Not about that foul odor in the living room. Not about that now.

But rather I smell the yearning from someone. It doesn’t feel right, and I don’t know why. In conversation, by the words and their behavior, I immediately know. It’s as if their goals were copied from someone else—like the way I used to admire another girl in school and had told myself that I wanted to be like her in the 7th grade. I sense the desire that intensifies with every year. It starts with a bit envy and collapses into dangerous jealousy. But it curbs slightly, because he or she realizes that steps must be taken. So steps are taken, they are moved forward quickly, often without full knowledge. It’s lacking the true depth, because those steps were taken to achieve the goal. It doesn’t come with the usual path, the usual journey.

And I suppose that’s the definition of a poseur.

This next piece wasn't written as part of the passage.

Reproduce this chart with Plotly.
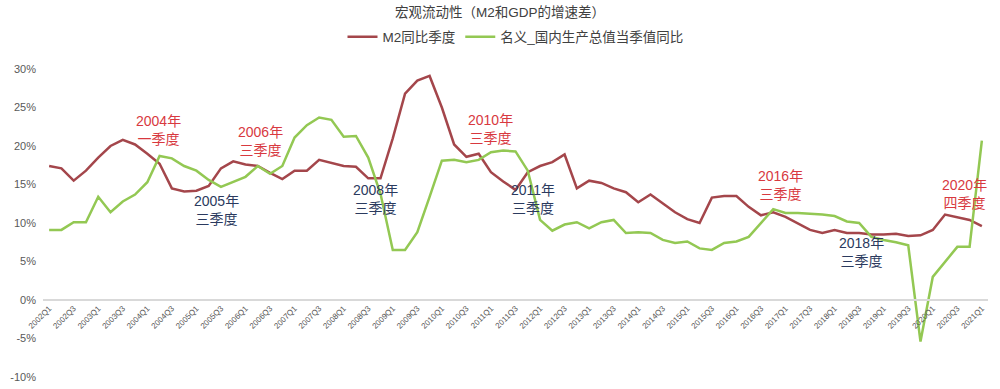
import plotly.graph_objects as go

quarters = [f"{y}Q{q}" for y in range(2002, 2022) for q in range(1, 5)][:77]

m2_yoy = [17.4, 17.1, 15.5, 16.8, 18.5, 20.0, 20.8, 20.2, 19.0, 17.7,
          14.5, 14.1, 14.2, 14.8, 17.1, 18.0, 17.6, 17.4, 16.5, 15.7,
          16.8, 16.8, 18.2, 17.8, 17.4, 17.3, 15.8, 15.8, 21.0, 26.8,
          28.5, 29.1, 25.0, 20.2, 18.6, 19.0, 16.6, 15.4, 14.3, 16.6,
          17.4, 17.9, 18.9, 14.5, 15.5, 15.2, 14.5, 14.0, 12.7, 13.7,
          12.5, 11.4, 10.5, 10.0, 13.3, 13.5, 13.5, 12.1, 11.0, 11.4,
          10.8, 10.0, 9.1, 8.7, 9.1, 8.7, 8.7, 8.5, 8.5, 8.6,
          8.3, 8.4, 9.1, 11.1, 10.7, 10.4, 9.6]

gdp_nominal_yoy = [9.1, 9.1, 10.1, 10.1, 13.4, 11.4, 12.8, 13.7, 15.3, 18.7,
                   18.4, 17.4, 16.8, 15.6, 14.7, 15.3, 16.0, 17.4, 16.4, 17.4,
                   21.1, 22.7, 23.7, 23.4, 21.2, 21.3, 18.5, 13.8, 6.5, 6.5,
                   8.8, 13.4, 18.1, 18.2, 17.9, 18.2, 19.2, 19.4, 19.3, 16.8,
                   10.4, 9.0, 9.8, 10.1, 9.3, 10.1, 10.4, 8.7, 8.8, 8.7,
                   7.8, 7.4, 7.6, 6.7, 6.5, 7.4, 7.6, 8.2, 10.0, 11.8,
                   11.3, 11.3, 11.2, 11.1, 10.9, 10.2, 10.0, 8.2, 7.8, 7.5,
                   7.1, -5.4, 3.0, 4.9, 6.9, 6.9, 20.7]

tick_labels = quarters[::2]
y_ticks = [-10, -5, 0, 5, 10, 15, 20, 25, 30]

# annotations: (text, x index, y value, colour kind)
note_texts = ["2004年<br>一季度", "2005年<br>三季度", "2006年<br>三季度",
              "2008年<br>三季度", "2010年<br>三季度", "2011年<br>三季度",
              "2016年<br>三季度", "2018年<br>三季度", "2020年<br>四季度"]
note_x = [8.9, 13.6, 17.2, 26.6, 36.0, 39.4, 59.6, 66.2, 74.6]
note_y = [22.1, 11.7, 20.6, 13.1, 22.2, 13.1, 14.9, 6.2, 13.8]
note_kind = ["r", "b", "r", "b", "r", "b", "r", "b", "r"]

RED_LINE = "#a4464b"
GREEN_LINE = "#93c853"
RED_TXT = "#d8393f"
BLUE_TXT = "#2b3a5e"
FONT = "Liberation Sans, Noto Sans CJK SC, sans-serif"

fig = go.Figure()
fig.add_trace(go.Scatter(x=quarters, y=m2_yoy, mode="lines", name="M2同比季度",
                         line=dict(color=RED_LINE, width=2.5)))
fig.add_trace(go.Scatter(x=quarters, y=gdp_nominal_yoy, mode="lines",
                         name="名义_国内生产总值当季值同比",
                         line=dict(color=GREEN_LINE, width=2.5)))

for t, x, y, k in zip(note_texts, note_x, note_y, note_kind):
    fig.add_annotation(x=x, y=y, xref="x", yref="y", text=t, showarrow=False,
                       font=dict(size=14, color=RED_TXT if k == "r" else BLUE_TXT,
                                 family=FONT),
                       align="center", xanchor="center", yanchor="middle")

fig.update_layout(
    width=1000, height=389,
    margin=dict(l=43, r=12, t=69, b=12, autoexpand=False),
    paper_bgcolor="white", plot_bgcolor="white",
    font=dict(family=FONT, color="#555555"),
    title=dict(text="宏观流动性（M2和GDP的增速差）", x=0.5, xanchor="center",
               y=1 - 12 / 389, yanchor="middle",
               font=dict(size=13.5, color="#404040", family=FONT)),
    legend=dict(orientation="h", x=0.5, xanchor="center", y=1.104, yanchor="middle",
                font=dict(size=13.5, color="#404040", family=FONT),
                itemwidth=30, bgcolor="rgba(0,0,0,0)"),
    showlegend=True,
)

fig.update_xaxes(type="category", categoryorder="array", categoryarray=quarters,
                 range=[-0.5, 76.5], tickvals=tick_labels, ticktext=tick_labels,
                 tickangle=-45, tickfont=dict(size=8, color="#555555", family=FONT),
                 showgrid=False, zeroline=False, showline=True, linecolor="#d9d9d9",
                 linewidth=1.5, ticks="", anchor="free", position=0.25)
fig.update_yaxes(range=[-10, 30], tickvals=y_ticks,
                 ticktext=[f"{v}%" for v in y_ticks],
                 tickfont=dict(size=11, color="#595959", family=FONT),
                 showgrid=False, zeroline=False, showline=False, ticks="",
                 ticklabelstandoff=6)

fig.write_html("out.html",
               config={"displayModeBar": False},
               post_script="document.body.style.margin='0';document.body.style.overflow='hidden';")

And yet, perhaps the reason that I can smell one is because I smell it on myself.

And yet.

Today, I spoke to a designer who claimed to have more than 10 years of experience. But I was surprised by her lack of knowledge of the industry and the typical design philosophy. We don’t have to be all alike, but she behaved as if she already had the experience, already had the roles, but she didn’t, and it confused me.

No words needed

Over the weekend, I stood at my booth (most of the time) to engage people. No sunglasses (unlike my neighbor who for some reason wanted to hide her blue eyes which were quite evident on her cover). No phone (unless I was trying to social media-ize my tent) or perform a sale transaction. I stood and engaged with people, asked them about their ice cream experience—where they have gone, what they have had, what their last ice cream was.

“Do you like ice cream?” I may start. Or “I assume that you’re an ice cream lover? I hope so!” Or “Do you like ice cream? Or…do you love ice cream?”

Most of the time, it was resounding yes. Most of the time.

But during the lulls, I watched Chris spin his pole with an attached inflatable ice cream cone to hopefully drive passerbys into the booth. Spin once. Thrust. Catch. Wave. Circle. Fall.